[To be done]
Restate all the material verbatim, except for the pictures.
START Data provided
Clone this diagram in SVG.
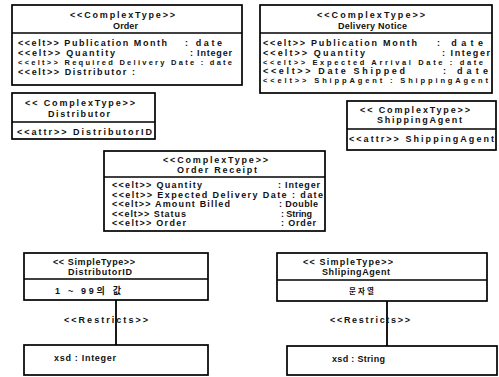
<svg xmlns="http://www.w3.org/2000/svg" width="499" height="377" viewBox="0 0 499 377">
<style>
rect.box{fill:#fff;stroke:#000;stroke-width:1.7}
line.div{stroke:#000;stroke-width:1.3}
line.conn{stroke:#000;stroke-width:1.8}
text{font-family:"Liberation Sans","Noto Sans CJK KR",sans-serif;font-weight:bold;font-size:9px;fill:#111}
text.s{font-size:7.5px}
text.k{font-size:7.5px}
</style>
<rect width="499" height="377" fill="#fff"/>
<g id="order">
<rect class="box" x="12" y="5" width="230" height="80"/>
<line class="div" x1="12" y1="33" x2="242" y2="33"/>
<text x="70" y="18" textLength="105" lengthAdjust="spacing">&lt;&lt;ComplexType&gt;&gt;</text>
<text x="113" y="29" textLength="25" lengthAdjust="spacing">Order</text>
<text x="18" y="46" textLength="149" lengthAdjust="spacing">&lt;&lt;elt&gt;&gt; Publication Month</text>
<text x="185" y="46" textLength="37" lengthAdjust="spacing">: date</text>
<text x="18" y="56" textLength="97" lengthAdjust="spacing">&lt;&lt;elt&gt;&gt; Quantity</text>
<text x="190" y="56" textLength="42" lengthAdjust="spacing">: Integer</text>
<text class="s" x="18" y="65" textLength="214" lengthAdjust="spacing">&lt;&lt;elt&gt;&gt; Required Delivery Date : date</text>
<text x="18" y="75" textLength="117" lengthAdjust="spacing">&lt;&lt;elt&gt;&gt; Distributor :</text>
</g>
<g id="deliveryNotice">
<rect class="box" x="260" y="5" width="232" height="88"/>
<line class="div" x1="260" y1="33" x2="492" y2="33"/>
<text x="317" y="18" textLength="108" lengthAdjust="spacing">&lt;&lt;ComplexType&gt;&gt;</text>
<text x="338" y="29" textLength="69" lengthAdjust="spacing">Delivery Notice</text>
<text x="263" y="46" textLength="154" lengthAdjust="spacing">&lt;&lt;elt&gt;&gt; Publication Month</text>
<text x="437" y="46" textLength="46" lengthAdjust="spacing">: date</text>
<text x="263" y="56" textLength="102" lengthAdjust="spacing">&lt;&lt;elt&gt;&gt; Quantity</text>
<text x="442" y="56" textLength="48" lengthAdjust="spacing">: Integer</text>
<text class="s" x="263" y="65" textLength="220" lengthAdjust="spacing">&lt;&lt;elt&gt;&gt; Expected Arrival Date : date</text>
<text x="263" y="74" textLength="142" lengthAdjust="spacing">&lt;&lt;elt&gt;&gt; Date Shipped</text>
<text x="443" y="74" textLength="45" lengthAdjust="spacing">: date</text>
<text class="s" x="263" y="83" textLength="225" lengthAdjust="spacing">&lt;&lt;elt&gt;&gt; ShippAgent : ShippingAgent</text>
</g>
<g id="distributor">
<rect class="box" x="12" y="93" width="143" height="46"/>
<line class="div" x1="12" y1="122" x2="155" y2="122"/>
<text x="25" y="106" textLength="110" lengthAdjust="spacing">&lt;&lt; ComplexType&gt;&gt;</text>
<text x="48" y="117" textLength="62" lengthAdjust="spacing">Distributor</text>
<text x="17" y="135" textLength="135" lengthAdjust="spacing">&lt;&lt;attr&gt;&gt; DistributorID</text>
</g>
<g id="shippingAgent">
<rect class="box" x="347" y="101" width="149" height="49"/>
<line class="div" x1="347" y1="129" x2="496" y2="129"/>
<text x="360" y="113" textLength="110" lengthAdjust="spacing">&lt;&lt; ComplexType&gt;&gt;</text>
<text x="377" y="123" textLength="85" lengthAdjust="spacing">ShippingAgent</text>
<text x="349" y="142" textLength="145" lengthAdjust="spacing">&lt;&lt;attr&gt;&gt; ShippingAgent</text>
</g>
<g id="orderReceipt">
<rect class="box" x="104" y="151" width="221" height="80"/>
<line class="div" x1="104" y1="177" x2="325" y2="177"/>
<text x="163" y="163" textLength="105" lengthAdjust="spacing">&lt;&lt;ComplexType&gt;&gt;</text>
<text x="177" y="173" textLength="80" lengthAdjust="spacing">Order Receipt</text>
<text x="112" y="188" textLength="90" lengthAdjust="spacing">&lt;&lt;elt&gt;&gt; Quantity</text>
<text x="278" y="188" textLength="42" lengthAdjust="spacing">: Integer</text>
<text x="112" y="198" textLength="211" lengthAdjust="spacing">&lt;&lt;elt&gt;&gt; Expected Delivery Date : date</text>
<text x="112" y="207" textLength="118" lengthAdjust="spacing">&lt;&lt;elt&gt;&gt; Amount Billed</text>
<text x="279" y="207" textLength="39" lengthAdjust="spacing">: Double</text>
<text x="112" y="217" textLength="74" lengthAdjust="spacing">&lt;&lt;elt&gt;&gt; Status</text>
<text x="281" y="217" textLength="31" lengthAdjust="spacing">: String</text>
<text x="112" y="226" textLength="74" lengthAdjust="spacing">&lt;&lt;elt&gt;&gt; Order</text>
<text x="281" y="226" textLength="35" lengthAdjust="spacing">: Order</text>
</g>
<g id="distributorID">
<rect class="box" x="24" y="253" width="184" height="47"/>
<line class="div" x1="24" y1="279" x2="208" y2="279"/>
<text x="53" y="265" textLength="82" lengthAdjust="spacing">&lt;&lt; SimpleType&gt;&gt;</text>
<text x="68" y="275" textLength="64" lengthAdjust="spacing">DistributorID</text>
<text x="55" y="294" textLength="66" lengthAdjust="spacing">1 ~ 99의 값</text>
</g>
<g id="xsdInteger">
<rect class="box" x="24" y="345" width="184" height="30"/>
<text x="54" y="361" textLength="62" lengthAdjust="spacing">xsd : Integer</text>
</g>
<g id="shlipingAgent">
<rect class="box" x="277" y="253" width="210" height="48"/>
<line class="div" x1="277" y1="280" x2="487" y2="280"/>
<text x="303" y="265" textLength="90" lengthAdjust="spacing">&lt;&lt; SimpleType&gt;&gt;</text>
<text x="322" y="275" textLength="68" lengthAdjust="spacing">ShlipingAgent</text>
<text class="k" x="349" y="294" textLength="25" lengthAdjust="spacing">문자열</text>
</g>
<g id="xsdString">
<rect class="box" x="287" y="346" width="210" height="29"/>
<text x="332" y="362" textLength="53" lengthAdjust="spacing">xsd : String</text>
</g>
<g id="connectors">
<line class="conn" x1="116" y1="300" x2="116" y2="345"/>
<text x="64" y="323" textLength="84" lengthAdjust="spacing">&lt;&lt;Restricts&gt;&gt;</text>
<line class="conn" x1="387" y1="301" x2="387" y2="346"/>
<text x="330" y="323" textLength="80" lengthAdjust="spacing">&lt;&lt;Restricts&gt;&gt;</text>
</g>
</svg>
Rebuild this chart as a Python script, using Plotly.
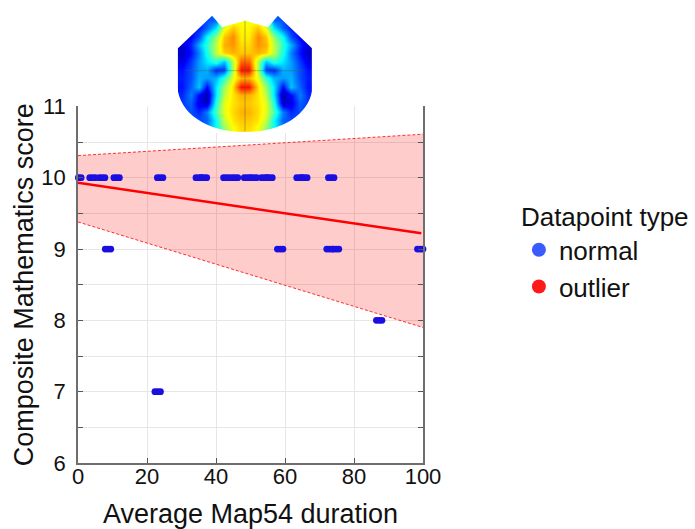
END Data provided
[Exercise solution]
Clone this diagram in SVG.
<svg xmlns="http://www.w3.org/2000/svg" width="499" height="377" viewBox="0 0 499 377">
<style>
rect.box{fill:#fff;stroke:#000;stroke-width:1.7}
line.div{stroke:#000;stroke-width:1.3}
line.conn{stroke:#000;stroke-width:1.8}
text{font-family:"Liberation Sans","Noto Sans CJK KR",sans-serif;font-weight:bold;font-size:9px;fill:#111}
text.s{font-size:7.5px}
text.k{font-size:7.5px}
</style>
<rect width="499" height="377" fill="#fff"/>
<g id="order">
<rect class="box" x="12" y="5" width="230" height="80"/>
<line class="div" x1="12" y1="33" x2="242" y2="33"/>
<text x="70" y="18" textLength="105" lengthAdjust="spacing">&lt;&lt;ComplexType&gt;&gt;</text>
<text x="113" y="29" textLength="25" lengthAdjust="spacing">Order</text>
<text x="18" y="46" textLength="149" lengthAdjust="spacing">&lt;&lt;elt&gt;&gt; Publication Month</text>
<text x="185" y="46" textLength="37" lengthAdjust="spacing">: date</text>
<text x="18" y="56" textLength="97" lengthAdjust="spacing">&lt;&lt;elt&gt;&gt; Quantity</text>
<text x="190" y="56" textLength="42" lengthAdjust="spacing">: Integer</text>
<text class="s" x="18" y="65" textLength="214" lengthAdjust="spacing">&lt;&lt;elt&gt;&gt; Required Delivery Date : date</text>
<text x="18" y="75" textLength="117" lengthAdjust="spacing">&lt;&lt;elt&gt;&gt; Distributor :</text>
</g>
<g id="deliveryNotice">
<rect class="box" x="260" y="5" width="232" height="88"/>
<line class="div" x1="260" y1="33" x2="492" y2="33"/>
<text x="317" y="18" textLength="108" lengthAdjust="spacing">&lt;&lt;ComplexType&gt;&gt;</text>
<text x="338" y="29" textLength="69" lengthAdjust="spacing">Delivery Notice</text>
<text x="263" y="46" textLength="154" lengthAdjust="spacing">&lt;&lt;elt&gt;&gt; Publication Month</text>
<text x="437" y="46" textLength="46" lengthAdjust="spacing">: date</text>
<text x="263" y="56" textLength="102" lengthAdjust="spacing">&lt;&lt;elt&gt;&gt; Quantity</text>
<text x="442" y="56" textLength="48" lengthAdjust="spacing">: Integer</text>
<text class="s" x="263" y="65" textLength="220" lengthAdjust="spacing">&lt;&lt;elt&gt;&gt; Expected Arrival Date : date</text>
<text x="263" y="74" textLength="142" lengthAdjust="spacing">&lt;&lt;elt&gt;&gt; Date Shipped</text>
<text x="443" y="74" textLength="45" lengthAdjust="spacing">: date</text>
<text class="s" x="263" y="83" textLength="225" lengthAdjust="spacing">&lt;&lt;elt&gt;&gt; ShippAgent : ShippingAgent</text>
</g>
<g id="distributor">
<rect class="box" x="12" y="93" width="143" height="46"/>
<line class="div" x1="12" y1="122" x2="155" y2="122"/>
<text x="25" y="106" textLength="110" lengthAdjust="spacing">&lt;&lt; ComplexType&gt;&gt;</text>
<text x="48" y="117" textLength="62" lengthAdjust="spacing">Distributor</text>
<text x="17" y="135" textLength="135" lengthAdjust="spacing">&lt;&lt;attr&gt;&gt; DistributorID</text>
</g>
<g id="shippingAgent">
<rect class="box" x="347" y="101" width="149" height="49"/>
<line class="div" x1="347" y1="129" x2="496" y2="129"/>
<text x="360" y="113" textLength="110" lengthAdjust="spacing">&lt;&lt; ComplexType&gt;&gt;</text>
<text x="377" y="123" textLength="85" lengthAdjust="spacing">ShippingAgent</text>
<text x="349" y="142" textLength="145" lengthAdjust="spacing">&lt;&lt;attr&gt;&gt; ShippingAgent</text>
</g>
<g id="orderReceipt">
<rect class="box" x="104" y="151" width="221" height="80"/>
<line class="div" x1="104" y1="177" x2="325" y2="177"/>
<text x="163" y="163" textLength="105" lengthAdjust="spacing">&lt;&lt;ComplexType&gt;&gt;</text>
<text x="177" y="173" textLength="80" lengthAdjust="spacing">Order Receipt</text>
<text x="112" y="188" textLength="90" lengthAdjust="spacing">&lt;&lt;elt&gt;&gt; Quantity</text>
<text x="278" y="188" textLength="42" lengthAdjust="spacing">: Integer</text>
<text x="112" y="198" textLength="211" lengthAdjust="spacing">&lt;&lt;elt&gt;&gt; Expected Delivery Date : date</text>
<text x="112" y="207" textLength="118" lengthAdjust="spacing">&lt;&lt;elt&gt;&gt; Amount Billed</text>
<text x="279" y="207" textLength="39" lengthAdjust="spacing">: Double</text>
<text x="112" y="217" textLength="74" lengthAdjust="spacing">&lt;&lt;elt&gt;&gt; Status</text>
<text x="281" y="217" textLength="31" lengthAdjust="spacing">: String</text>
<text x="112" y="226" textLength="74" lengthAdjust="spacing">&lt;&lt;elt&gt;&gt; Order</text>
<text x="281" y="226" textLength="35" lengthAdjust="spacing">: Order</text>
</g>
<g id="distributorID">
<rect class="box" x="24" y="253" width="184" height="47"/>
<line class="div" x1="24" y1="279" x2="208" y2="279"/>
<text x="53" y="265" textLength="82" lengthAdjust="spacing">&lt;&lt; SimpleType&gt;&gt;</text>
<text x="68" y="275" textLength="64" lengthAdjust="spacing">DistributorID</text>
<text x="55" y="294" textLength="66" lengthAdjust="spacing">1 ~ 99의 값</text>
</g>
<g id="xsdInteger">
<rect class="box" x="24" y="345" width="184" height="30"/>
<text x="54" y="361" textLength="62" lengthAdjust="spacing">xsd : Integer</text>
</g>
<g id="shlipingAgent">
<rect class="box" x="277" y="253" width="210" height="48"/>
<line class="div" x1="277" y1="280" x2="487" y2="280"/>
<text x="303" y="265" textLength="90" lengthAdjust="spacing">&lt;&lt; SimpleType&gt;&gt;</text>
<text x="322" y="275" textLength="68" lengthAdjust="spacing">ShlipingAgent</text>
<text class="k" x="349" y="294" textLength="25" lengthAdjust="spacing">문자열</text>
</g>
<g id="xsdString">
<rect class="box" x="287" y="346" width="210" height="29"/>
<text x="332" y="362" textLength="53" lengthAdjust="spacing">xsd : String</text>
</g>
<g id="connectors">
<line class="conn" x1="116" y1="300" x2="116" y2="345"/>
<text x="64" y="323" textLength="84" lengthAdjust="spacing">&lt;&lt;Restricts&gt;&gt;</text>
<line class="conn" x1="387" y1="301" x2="387" y2="346"/>
<text x="330" y="323" textLength="80" lengthAdjust="spacing">&lt;&lt;Restricts&gt;&gt;</text>
</g>
</svg>
Rebuild this chart as a Python script, using Plotly.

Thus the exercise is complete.